Sangeetha et al. [78] found that the tensile strength of concrete increased by 9.25% when 5% seashell powder and 10% seashell aggregates were added to the concrete. However, as the proportion of seashell powder and aggregate-replacing cement and coarse aggregate increased, the tensile strength decreased. It was suggested that a higher replacement rate would interfere with the bond between the cement paste and the aggregate. Zhong et al. [54] found that similar to the change in tensile strength, when 5% cement was replaced with oyster shell powder, the mortar reached the maximum flexural strength, and when the replacement level was increased to 20%, the flexural strength reduced by 10%. Ibrahim et al. [36] deduced the relationship between the amount of seashell powder added and the splitting tensile and flexural strength based on experimental data, and found that the seashell powder concentration that made the splitting tensile strength and flexural strength of concrete highest were 2.21% and 6.53%, respectively.
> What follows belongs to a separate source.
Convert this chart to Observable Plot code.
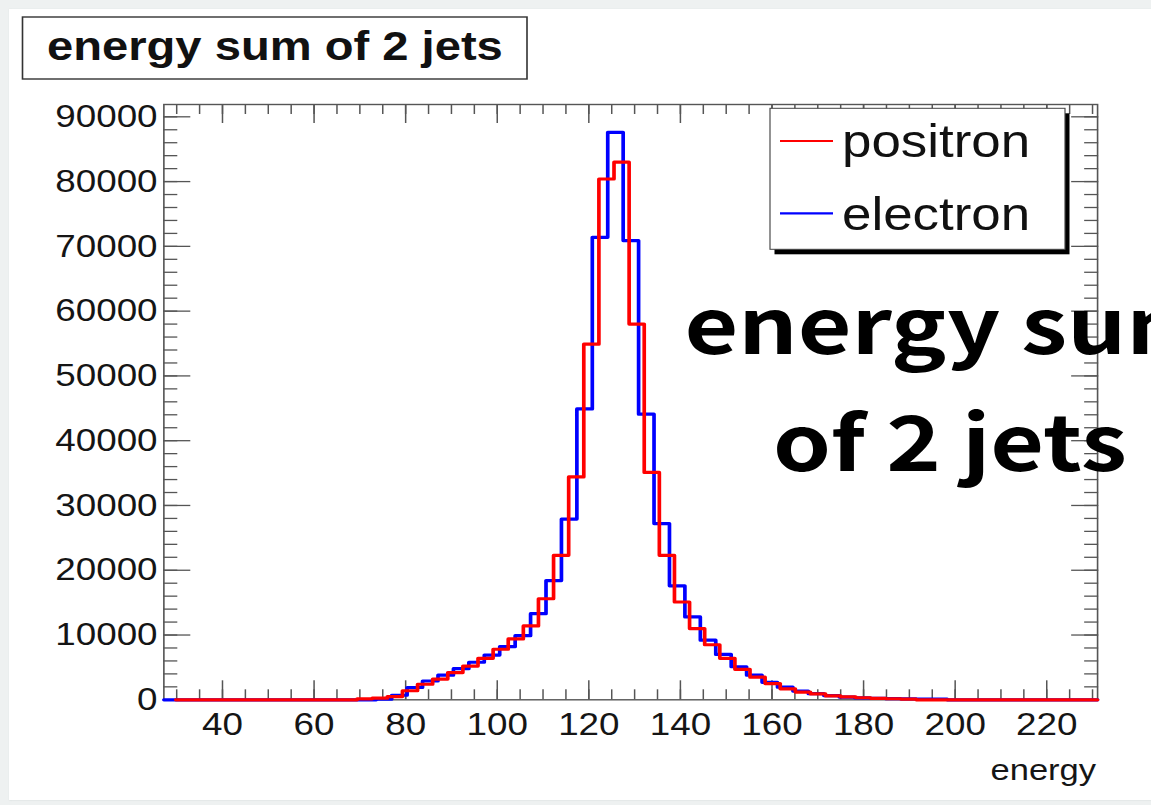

Othman et al. [74] found that adding 5% cockle ash to concrete significantly improved the 90-day tensile strength, which may be due to the improved bonding at the cement paste and aggregate interface. The addition of ground shells could provide adequate bonding between the binder matrix and the aggregate at the weaker interfacial transition zone (ITZ) stage [59]. Umoh et Ujene [61] replaced cement with 30% periwinkle shells, and added NaNO3 as an admixture. It was observed from the experimental results that the maximum tensile strength can be obtained with 2% NaNO3. This showed that adding 2% NaNO3 to the mixture could improve the splitting tensile strength of concrete with a periwinkle shell content up to 30%.
In conclusion, the effect and mechanism of seashell addition on splitting the tensile strength and flexural strength of concrete and mortar are similar to the compressive strength. The reduction in splitting tensile and flexural strength is usually less than the compressive strength. The substitution level of seashells for aggregates and cement should still be controlled below 20% and 5%, respectively.

6.3. Elastic Modulus

The elastic modulus of concrete is a measure of its resistance to elastic deformation. The E-value of concrete is affected by the elastic modulus of its constituent aggregates and their volume in the concrete. Most researchers reported a reduction in the E-value of concrete and mortar when shells partially replaced aggregates or cement in concrete or mortar.
Yang et al. [49,70] found that when 20% of the aggregates in the concrete was replaced by crushed shells, the elastic modulus decreased by 10%. Liao et al. [87] found that when the shells replaced 20% of the aggregate, the finer the shells were ground, the greater the elastic modulus. Similar results were observed by Martínez-García et al. [20], in both structural and non-structural concrete, with coarse aggregate replacement resulting in a more severe reduction in the elastic modulus of concrete. Ahsan et al. [77] found that the loss of the elastic modulus of concrete after adding seashell aggregates was not large, mainly because the pore pressure generated in the matrix was reduced due to the decomposition of shells, which was effective in maintaining the elastic modulus. Chen et al. [33] revealed more detailed mechanical characteristics of seashell mortar by drawing the stress–strain curve based on the experimental results (Figure 12). From Figure 10, it can be found that the oyster shell as an aggregate substitute leads to a decrease in the elastic modulus of the mortar. The addition of crushed oyster shells reduces the peak stress, which is also in line with the general variation law of the compressive strength of seashell concrete and mortar in Section 5.1. Moreover, the descending stage of stress–strain curves at both curing points is flattened, indicating that the addition of crushed oyster shells reduces its brittleness and makes it more easily deformed.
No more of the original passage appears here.